Task prompt |
Print nothing but the lines from the start of the listing below through the line that contains "const legendSub = 'REF';". Do not include the pictures.

Material provided |
··········

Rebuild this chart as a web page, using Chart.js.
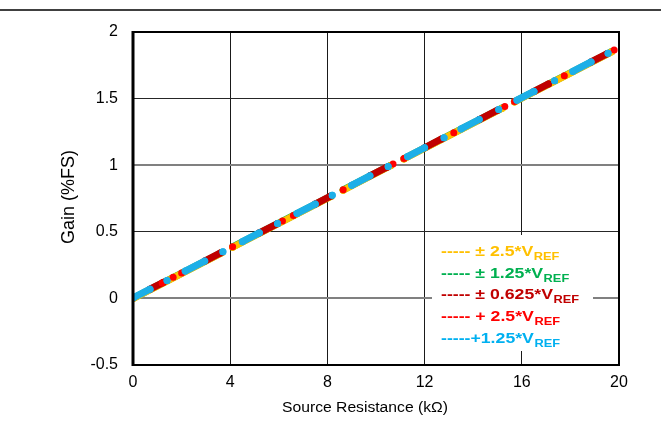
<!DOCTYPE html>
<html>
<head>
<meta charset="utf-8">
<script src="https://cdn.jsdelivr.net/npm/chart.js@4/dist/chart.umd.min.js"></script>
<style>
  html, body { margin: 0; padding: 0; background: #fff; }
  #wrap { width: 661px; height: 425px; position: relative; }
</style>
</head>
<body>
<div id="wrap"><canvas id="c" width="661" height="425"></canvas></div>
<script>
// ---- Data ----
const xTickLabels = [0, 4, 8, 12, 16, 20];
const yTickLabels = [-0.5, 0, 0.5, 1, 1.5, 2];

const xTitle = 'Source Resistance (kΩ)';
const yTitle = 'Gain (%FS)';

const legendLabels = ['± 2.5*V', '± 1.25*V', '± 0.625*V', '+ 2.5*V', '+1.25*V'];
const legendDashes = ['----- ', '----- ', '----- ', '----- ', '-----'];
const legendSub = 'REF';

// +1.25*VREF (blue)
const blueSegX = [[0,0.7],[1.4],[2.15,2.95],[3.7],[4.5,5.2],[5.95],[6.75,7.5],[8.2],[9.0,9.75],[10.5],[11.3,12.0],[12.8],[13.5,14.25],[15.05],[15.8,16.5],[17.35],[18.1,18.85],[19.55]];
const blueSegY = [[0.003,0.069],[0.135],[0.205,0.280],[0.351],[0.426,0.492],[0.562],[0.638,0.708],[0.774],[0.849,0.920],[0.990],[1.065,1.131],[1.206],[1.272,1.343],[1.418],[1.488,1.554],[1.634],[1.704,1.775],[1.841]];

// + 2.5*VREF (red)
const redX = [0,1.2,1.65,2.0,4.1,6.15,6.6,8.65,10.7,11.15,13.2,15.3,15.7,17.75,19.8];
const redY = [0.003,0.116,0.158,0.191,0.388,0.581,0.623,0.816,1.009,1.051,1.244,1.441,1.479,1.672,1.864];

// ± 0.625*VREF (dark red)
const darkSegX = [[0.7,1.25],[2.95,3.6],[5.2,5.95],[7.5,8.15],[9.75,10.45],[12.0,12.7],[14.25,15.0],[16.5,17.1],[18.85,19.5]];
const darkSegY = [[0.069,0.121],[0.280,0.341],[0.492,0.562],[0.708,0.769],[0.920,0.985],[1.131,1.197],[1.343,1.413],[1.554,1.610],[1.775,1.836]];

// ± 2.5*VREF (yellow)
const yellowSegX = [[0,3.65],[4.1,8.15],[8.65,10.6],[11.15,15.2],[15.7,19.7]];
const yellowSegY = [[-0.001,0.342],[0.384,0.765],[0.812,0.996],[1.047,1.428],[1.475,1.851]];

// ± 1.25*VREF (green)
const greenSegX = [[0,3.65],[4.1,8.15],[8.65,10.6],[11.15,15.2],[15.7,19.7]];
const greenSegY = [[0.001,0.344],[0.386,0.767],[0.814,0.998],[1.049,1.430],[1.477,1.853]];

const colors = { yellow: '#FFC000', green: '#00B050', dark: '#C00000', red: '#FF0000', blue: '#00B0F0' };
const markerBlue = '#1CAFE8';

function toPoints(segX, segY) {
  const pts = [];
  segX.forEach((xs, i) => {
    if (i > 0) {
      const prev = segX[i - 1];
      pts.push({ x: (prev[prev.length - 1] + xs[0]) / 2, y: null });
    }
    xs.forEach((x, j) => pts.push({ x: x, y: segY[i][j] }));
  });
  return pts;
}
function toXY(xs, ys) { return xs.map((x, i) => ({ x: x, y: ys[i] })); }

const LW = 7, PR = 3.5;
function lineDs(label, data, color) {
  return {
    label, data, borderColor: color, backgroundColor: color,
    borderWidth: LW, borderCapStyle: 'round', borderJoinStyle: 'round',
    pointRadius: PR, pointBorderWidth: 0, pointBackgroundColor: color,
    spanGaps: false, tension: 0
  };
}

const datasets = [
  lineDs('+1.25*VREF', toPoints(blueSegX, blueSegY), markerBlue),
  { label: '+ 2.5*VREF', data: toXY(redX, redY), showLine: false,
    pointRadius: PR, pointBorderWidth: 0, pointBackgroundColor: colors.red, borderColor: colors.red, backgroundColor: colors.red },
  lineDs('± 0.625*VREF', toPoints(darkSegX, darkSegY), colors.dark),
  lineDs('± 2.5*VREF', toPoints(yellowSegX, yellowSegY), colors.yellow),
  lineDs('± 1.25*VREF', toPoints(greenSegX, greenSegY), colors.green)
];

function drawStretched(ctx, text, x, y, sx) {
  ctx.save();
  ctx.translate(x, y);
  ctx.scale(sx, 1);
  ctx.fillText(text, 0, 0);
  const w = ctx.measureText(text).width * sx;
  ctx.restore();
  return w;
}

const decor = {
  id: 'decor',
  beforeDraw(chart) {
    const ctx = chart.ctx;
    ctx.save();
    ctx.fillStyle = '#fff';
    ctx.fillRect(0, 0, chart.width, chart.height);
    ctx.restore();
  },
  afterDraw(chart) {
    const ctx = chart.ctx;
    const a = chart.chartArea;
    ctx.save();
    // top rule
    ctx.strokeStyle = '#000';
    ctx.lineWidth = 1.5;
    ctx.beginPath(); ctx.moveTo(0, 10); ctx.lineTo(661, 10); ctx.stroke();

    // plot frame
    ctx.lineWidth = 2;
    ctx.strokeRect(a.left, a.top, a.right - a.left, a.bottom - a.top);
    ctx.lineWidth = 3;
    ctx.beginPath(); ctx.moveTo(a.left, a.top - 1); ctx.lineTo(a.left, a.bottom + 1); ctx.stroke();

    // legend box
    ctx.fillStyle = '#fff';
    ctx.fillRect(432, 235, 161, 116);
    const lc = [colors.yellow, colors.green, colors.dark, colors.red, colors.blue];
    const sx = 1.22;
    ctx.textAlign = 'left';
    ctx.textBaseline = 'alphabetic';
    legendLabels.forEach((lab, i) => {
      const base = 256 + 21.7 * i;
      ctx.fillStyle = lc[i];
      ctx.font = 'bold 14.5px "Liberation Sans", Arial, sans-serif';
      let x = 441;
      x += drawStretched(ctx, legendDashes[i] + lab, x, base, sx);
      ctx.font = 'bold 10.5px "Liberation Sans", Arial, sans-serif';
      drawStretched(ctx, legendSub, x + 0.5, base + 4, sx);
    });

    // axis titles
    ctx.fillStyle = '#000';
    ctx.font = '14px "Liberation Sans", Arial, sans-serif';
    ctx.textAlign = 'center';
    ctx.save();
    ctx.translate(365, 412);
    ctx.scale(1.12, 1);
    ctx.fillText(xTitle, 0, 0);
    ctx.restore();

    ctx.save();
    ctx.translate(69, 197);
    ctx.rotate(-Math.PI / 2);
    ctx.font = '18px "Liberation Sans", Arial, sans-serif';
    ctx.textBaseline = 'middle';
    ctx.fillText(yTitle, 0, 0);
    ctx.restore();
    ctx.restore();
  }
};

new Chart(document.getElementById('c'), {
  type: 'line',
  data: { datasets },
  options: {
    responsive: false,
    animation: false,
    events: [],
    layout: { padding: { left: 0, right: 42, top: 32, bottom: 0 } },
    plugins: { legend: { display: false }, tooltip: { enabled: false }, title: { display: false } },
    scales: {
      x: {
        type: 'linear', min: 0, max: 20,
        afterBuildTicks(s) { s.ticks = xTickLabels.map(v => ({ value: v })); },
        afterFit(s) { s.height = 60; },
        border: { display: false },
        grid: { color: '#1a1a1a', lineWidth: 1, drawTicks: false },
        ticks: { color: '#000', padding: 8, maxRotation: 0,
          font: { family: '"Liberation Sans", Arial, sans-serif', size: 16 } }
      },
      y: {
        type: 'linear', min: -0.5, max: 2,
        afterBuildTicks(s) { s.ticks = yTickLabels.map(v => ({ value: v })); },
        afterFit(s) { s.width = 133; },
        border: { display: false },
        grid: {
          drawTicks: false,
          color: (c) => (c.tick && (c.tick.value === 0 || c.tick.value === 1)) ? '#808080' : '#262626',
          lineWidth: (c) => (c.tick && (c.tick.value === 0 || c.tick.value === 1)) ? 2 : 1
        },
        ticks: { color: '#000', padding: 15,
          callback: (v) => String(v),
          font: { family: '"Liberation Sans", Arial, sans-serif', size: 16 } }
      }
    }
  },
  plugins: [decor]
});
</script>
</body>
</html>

··········

Solution to the exercise |
Rebuild this chart as a web page, using Chart.js.
<!DOCTYPE html>
<html>
<head>
<meta charset="utf-8">
<script src="https://cdn.jsdelivr.net/npm/chart.js@4/dist/chart.umd.min.js"></script>
<style>
  html, body { margin: 0; padding: 0; background: #fff; }
  #wrap { width: 661px; height: 425px; position: relative; }
</style>
</head>
<body>
<div id="wrap"><canvas id="c" width="661" height="425"></canvas></div>
<script>
// ---- Data ----
const xTickLabels = [0, 4, 8, 12, 16, 20];
const yTickLabels = [-0.5, 0, 0.5, 1, 1.5, 2];

const xTitle = 'Source Resistance (kΩ)';
const yTitle = 'Gain (%FS)';

const legendLabels = ['± 2.5*V', '± 1.25*V', '± 0.625*V', '+ 2.5*V', '+1.25*V'];
const legendDashes = ['----- ', '----- ', '----- ', '----- ', '-----'];
const legendSub = 'REF';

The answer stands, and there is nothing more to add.